They don’t do much else, like practicing what they preach, because this is a cultish political movement, not science
Climate change activists look to increase voter turnout in 2022 and beyond
When engineering geologist Betsy Mathieson, 66, thought about her retirement, she imagined putting her scientific expertise to use by volunteering for an environmentalist organization like the Sierra Club. But when the U.S. elected climate change denier Donald Trump president in 2016, she decided to retire early to volunteer on increasing voter turnout.
“I came to realize that if people who care about the planet don’t vote, my environmental volunteering would be of little use,” Mathieson, of Alameda, Calif., told Yahoo News. So instead of volunteering for a traditional environmental advocacy organization, she now spends several hours a week phone banking on behalf of the Environmental Voter Project (EVP), a nonpartisan nonprofit that focuses on increasing turnout among irregular voters who are likely to care about the environment.

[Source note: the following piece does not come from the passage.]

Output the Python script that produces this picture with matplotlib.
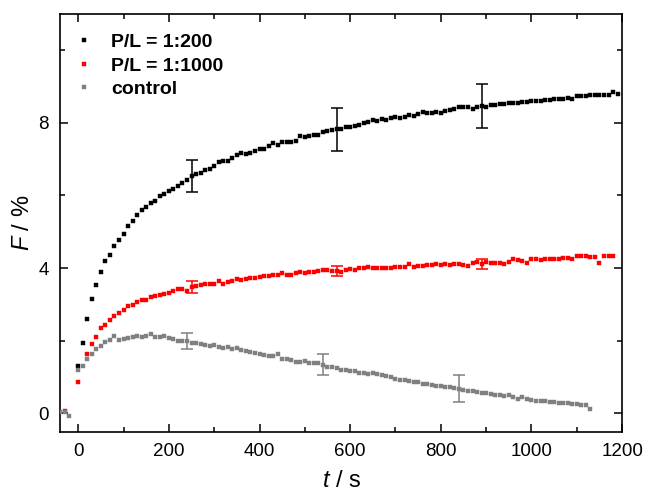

Founded in 2015 by Boston-based lawyer and activist Nathaniel Stinnett, EVP has just five staffers and a singular mission: to identify registered voters who don’t always vote and — based on demographic and consumer data — would be likely to name the environment or climate change as their No. 1 issue, and to get them to vote.
Stinnett was inspired by polling that showed a larger proportion of Americans rate climate change or the environment as their top issue than the percentage of likely voters who choose climate as their main priority — a tendency replicated in EVP’s own polling.
At the end of the day, few people actually consider ‘climate change’ as an important issue, hence why, even in far left states like Washington, people will vote against this. Because it’s popular in theory, not practice.